Buoyed by the changes I could feel happening within, I looked forward to my almost-daily time with Bear. That sense of communion, that feeling of Bear like a warm cloak around my shoulders—every time I returned to it helped me nestle a little more firmly within its sanctuary.

However, just because I was receiving a sense of warm support from communing with Bear, a feeling that I was hearing and being heard, doesn’t mean that the Journeys flowed naturally from the start. Much of the time in those early weeks I felt that I was taking lessons in a foreign language, trying to shape my mouth around an awkward “Hello! . . . How . . . er . . . are . . . you?”

One day I noticed that a Journey flowed more easily if I kept my attention a little lighter, like floating across the top of a river’s currents instead of staring hard into the water, studying each eddy, trying to figure out where to navigate next. The habit of watching the river a little too closely only yielded a ponderous, slow conversation. Slipping into that heavy mental focus seemed to be one of the ways in which, as Chris liked to say, “we get our own fingers in the mix.” The mind begins to think it has to work hard, and instantly the magic is gone; one no longer feels buoyed up by friendly forces. If I started to work too hard, it was likely a signal that my own mind, not my Helper, had begun to direct the flow. Giving my Helper a freer rein meant bringing a lighthearted, even playful, spirit to the process—a spirit of trust, a spirit of fun. Journeys were meant to be enjoyable, to feed the soul.

But at the same time, skimming across the surface of a river of pretty thoughts or concepts was not flowing with the Helper either. It was a mind sailing away on a frothy feeling and losing all connection to the heart. I had to stay simpler than that.

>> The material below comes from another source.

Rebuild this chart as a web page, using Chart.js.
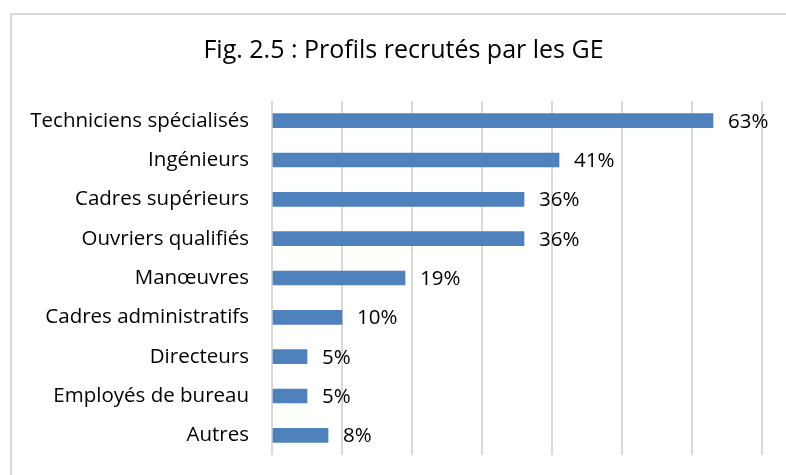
<!DOCTYPE html>
<html>
<head>
<meta charset="utf-8">
<script src="https://cdn.jsdelivr.net/npm/chart.js@4"></script>
<style>
    html, body { margin: 0; padding: 0; background: #fff; overflow: hidden; }
    body { width: 786px; height: 475px; position: relative; }
    #frame {
        position: absolute; left: 10px; top: 13px;
        width: 786px; height: 470px;
        border: 2px solid #d9d9d9;
    }
    #chart { display: block; }
</style>
</head>
<body>
<div id="frame">
    <canvas id="chart" width="786" height="462"></canvas>
</div>
<script>
    const titleText = 'Fig. 2.5 : Profils recrutés par les GE';
    const categories = [
        'Techniciens spécialisés',
        'Ingénieurs',
        'Cadres supérieurs',
        'Ouvriers qualifiés',
        'Manœuvres',
        'Cadres administratifs',
        'Directeurs',
        'Employés de bureau',
        'Autres'
    ];
    const shares = [63, 41, 36, 36, 19, 10, 5, 5, 8];
    const valueLabels = ['63%', '41%', '36%', '36%', '19%', '10%', '5%', '5%', '8%'];

    const fontFamily = '"Open Sans", "Noto Sans", sans-serif';

    // value labels at bar ends
    const barLabels = {
        id: 'barLabels',
        afterDatasetsDraw(chart) {
            const ctx = chart.ctx;
            const meta = chart.getDatasetMeta(0);
            ctx.save();
            ctx.font = '20.5px ' + fontFamily;
            ctx.fillStyle = '#000';
            ctx.textAlign = 'left';
            ctx.textBaseline = 'middle';
            meta.data.forEach((bar, i) => {
                ctx.fillText(valueLabels[i], bar.x + 15, bar.y + 1);
            });
            ctx.restore();
        }
    };

    // left layout padding is only there to centre the title; let the
    // category labels use that space instead of being clipped
    const widenLabels = {
        id: 'widenLabels',
        afterLayout(chart) {
            chart.scales.y.left = 0;
        }
    };

    new Chart(document.getElementById('chart'), {
        type: 'bar',
        data: {
            labels: categories,
            datasets: [{
                data: shares,
                backgroundColor: '#4F81BD',
                borderWidth: 0,
                barThickness: 14
            }]
        },
        options: {
            indexAxis: 'y',
            responsive: false,
            animation: false,
            layout: { padding: { top: 0, right: 36, bottom: 22, left: 33 } },
            plugins: {
                legend: { display: false },
                tooltip: { enabled: false },
                title: {
                    display: true,
                    text: titleText,
                    color: '#000',
                    font: { family: fontFamily, size: 25, weight: 'normal' },
                    padding: { top: 21, bottom: 35 }
                }
            },
            scales: {
                x: {
                    min: 0,
                    max: 70,
                    ticks: { display: false, stepSize: 10 },
                    grid: { color: '#d9d9d9', lineWidth: 2, drawTicks: false },
                    border: { display: false },
                    afterFit(scale) { scale.height = 0; }
                },
                y: {
                    grid: { display: false, drawTicks: false },
                    border: { display: false },
                    ticks: {
                        color: '#000',
                        padding: 23,
                        font: { family: fontFamily, size: 20.5 }
                    },
                    afterFit(scale) {
                        scale.width = 227;
                        scale.paddingTop = 0;
                        scale.paddingBottom = 0;
                    }
                }
            }
        },
        plugins: [barLabels, widenLabels]
    });
</script>
</body>
</html>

“No fancy thinking,” Bear said. “Following one of those tempting, beautiful trails can get in the way of simplicity.” The best thing to do, if I felt myself about to spin away on a gorgeous thought, was to pause and breathe, to come back to the body, back to the heart. To focus again on my Helper. “It doesn’t take fancy mental dance moves,” Bear said. “More simple, more love. Which is also more open.”

That’s why, Bear explained, coming back to the body is always a good thing to do. “Compassion for the body and for the material world is a sure foundation,” he said. Was I trying to ignore the body, or was I opening fully, with love, to all its physical weaknesses? “Accepting what is in each moment—that is the greatest simplicity,” Bear said. “It’s a good way to check,” he added, “that one is seeing clearly.”

Trying to master the grammar of this new language, hoping to become fluent, I practiced keeping my attention focused yet open and light, in that Goldilocks place of “just right.”